Travel resumed on most of southeastern Wyoming’s highways on Thursday as a strong winter storm that dropped up to 18 inches of snow on parts of the state loosened its grip.
In the wake of the storm, Wyoming residents braced for brisk winds expected to cause the snow to blow and drift on Friday. However, the winds were also expected to bring warmer temperatures to the state, which shivered through sub-zero readings on Wednesday night.
““Wind is going to be the problem into Friday, but on the upside, it will cause some warmer temperatures,” said Brandon Wills, a meteorologist for the National Weather Service. “The southeastern part of the state will have gusty winds overnight Thursday and portions of Friday.”
Snowfall tapered off across the state Wednesday evening and Thursday morning. Accumulations from the storm ranged from 4 to 6 inches in Torrington to 5 to 8 inches in Cheyenne and 18 inches in LaGrange.
Eastern Wyoming from Wheatland to Rawlins was under a high wind warning until Friday, with gusts expected to reach 45 to 50 mph.
But Wills said there is no precipitation in the forecast for foreseeable future.
As the state shook off the impact of the storm, Interstate 80 remained closed Thursday between Cheyenne and Rawlins. Travel was possible from Rawlins to the Utah state line, although the segment of highway across western Wyoming was subject to rolling closures.
Interstate 25, which was closed between Cheyenne and Douglas for most of Wednesday, also opened for travel Thursday.
However, commenters on the “Wyoming Road and Weather Conditions Reports Updates” Facebook page continued to urge drivers to exercise caution in the face of some continuing bad conditions.
One commenter warned of a truck stuck in the wrong lane in a bend in the canyon on Wyoming Highway 230 north of Laramie. Others warned of white-out conditions, poor visibility and icy roads.
In the 24 hours between noon Wednesday and Thursday, the Wyoming Highway Patrol responded to 22 crashes on I80 and I25, two of those involving injuries, according to Sgt.
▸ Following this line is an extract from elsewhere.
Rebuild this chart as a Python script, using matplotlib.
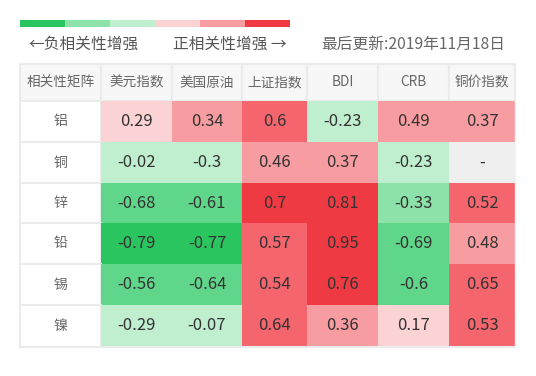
import numpy as np
import matplotlib.pyplot as plt
from matplotlib.patches import Rectangle

plt.rcParams['font.family'] = ['Noto Sans CJK SC', 'DejaVu Sans']

### table data
col_names = ['相关性矩阵', '美元指数', '美国原油', '上证指数', 'BDI', 'CRB', '铜价指数']
row_names = ['铝', '铜', '锌', '铅', '锡', '镍']
corr = [
    [0.29, 0.34, 0.6, -0.23, 0.49, 0.37],
    [-0.02, -0.3, 0.46, 0.37, -0.23, None],
    [-0.68, -0.61, 0.7, 0.81, -0.33, 0.52],
    [-0.79, -0.77, 0.57, 0.95, -0.69, 0.48],
    [-0.56, -0.64, 0.54, 0.76, -0.6, 0.65],
    [-0.29, -0.07, 0.64, 0.36, 0.17, 0.53],
]
bounds = [-0.7, -0.5, -0.3, 0, 0.3, 0.5, 0.7]
colors = ['#2bc55f', '#5fd68a', '#8de2a9', '#c0efcf',
          '#fcd3d5', '#f79ca0', '#f4656d', '#f03a43']
legend_idx = [0, 2, 3, 4, 5, 7]
update_text = '最后更新:2019年11月18日'

# layout in pixels
col_edges = [20, 101, 172, 242, 307, 378, 449, 515]
row_edges = [64, 101, 142, 183, 223, 264, 305, 347]

fig = plt.figure(figsize=(5.36, 3.76), dpi=100)
ax = fig.add_axes([0, 0, 1, 1])
ax.set_xlim(0, 536)
ax.set_ylim(376, 0)
ax.axis('off')

# legend bar
seg = (290 - 20) / len(legend_idx)
for k, ci in enumerate(legend_idx):
    ax.add_patch(Rectangle((20 + k * seg, 20), seg, 6.5, color=colors[ci], lw=0))
ax.text(28, 44, '←负相关性增强', fontsize=11.3, color='#555555', va='center', ha='left')
ax.text(287, 44, '正相关性增强 →', fontsize=11.3, color='#555555', va='center', ha='right')
ax.text(505, 44, update_text, fontsize=11.3, color='#666666', va='center', ha='right')

# header row
y0, y1 = row_edges[0], row_edges[1]
for j, name in enumerate(col_names):
    x0, x1 = col_edges[j], col_edges[j + 1]
    ax.add_patch(Rectangle((x0, y0), x1 - x0, y1 - y0, facecolor='#f7f7f7',
                           edgecolor='#ebebeb', lw=1.5))
    ax.text((x0 + x1) / 2, (y0 + y1) / 2, name, fontsize=9.8, color='#666666',
            ha='center', va='center')

# body
for i, rname in enumerate(row_names):
    y0, y1 = row_edges[i + 1], row_edges[i + 2]
    x0, x1 = col_edges[0], col_edges[1]
    ax.add_patch(Rectangle((x0, y0), x1 - x0, y1 - y0, facecolor='white',
                           edgecolor='#ebebeb', lw=1.5))
    ax.text((x0 + x1) / 2, (y0 + y1) / 2, rname, fontsize=10, color='#666666',
            ha='center', va='center')
    for j, v in enumerate(corr[i]):
        x0, x1 = col_edges[j + 1], col_edges[j + 2]
        if v is None:
            fc, label = '#efefef', '-'
        else:
            fc, label = colors[np.digitize(v, bounds)], f'{v:g}'
        ax.add_patch(Rectangle((x0, y0), x1 - x0, y1 - y0, facecolor=fc, lw=0))
        ax.text((x0 + x1) / 2, (y0 + y1) / 2, label, fontsize=12, color='#333333',
                ha='center', va='center')

# outer bottom/right border
ax.plot([col_edges[0], col_edges[-1]], [row_edges[-1], row_edges[-1]], color='#ebebeb', lw=1.5)
ax.plot([col_edges[-1], col_edges[-1]], [row_edges[1], row_edges[-1]], color='#f3f3f3', lw=1)

fig.savefig('out.png', dpi=100)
Jeremy Beck.
In addition, Beck said that troopers also helped 92 stranded motorists, including semi-trailers and vehicles that were stuck or slid off the road.
Meanwhile, with a video showing a Wyoming Highway Patrol trooper nearly being hit by an out-of-control car on an interstate highway fresh in memory, Wyoming Department of Transportation officials urged drivers to be careful, especially around highway workers.
Slick roads and careless drivers posed threats for highway workers during the storm, said Cody Beers, a senior public relations specialist with WYDOT.
“We’re seeing slick roads, and in some cases, people driving too fast for conditions,” he said.
He noted that because it’s been a while since there’s been a big snow event in many parts of the state, drivers can be out of practice for winter road conditions.
“I think anytime we haven’t had snow for a while, we have to retrain our drivers for winter conditions,” Beers said. “They need to realize that there are people out on the roadways that are trying to do their jobs, such as snow plow drivers, highway troopers, deputy sheriffs, local police, emergency responders, and it’s our number one priority out there to be safe.”
Beers praised the crews who are doing their best to clear the highways.
“Our guys are on top of it,” he said. “And they’re working some overtime, and we’re doing our job.”
Beers reminded motorists to be extra cautious.
“The whole idea is to go to work, get home safe, go to your destination, get home safe, get to your appointment safe,” Beers said. “So when it’s snowing and blowing and it’s icy and slippery, we need to slow down and get safely to our destination. It’s just common sense.”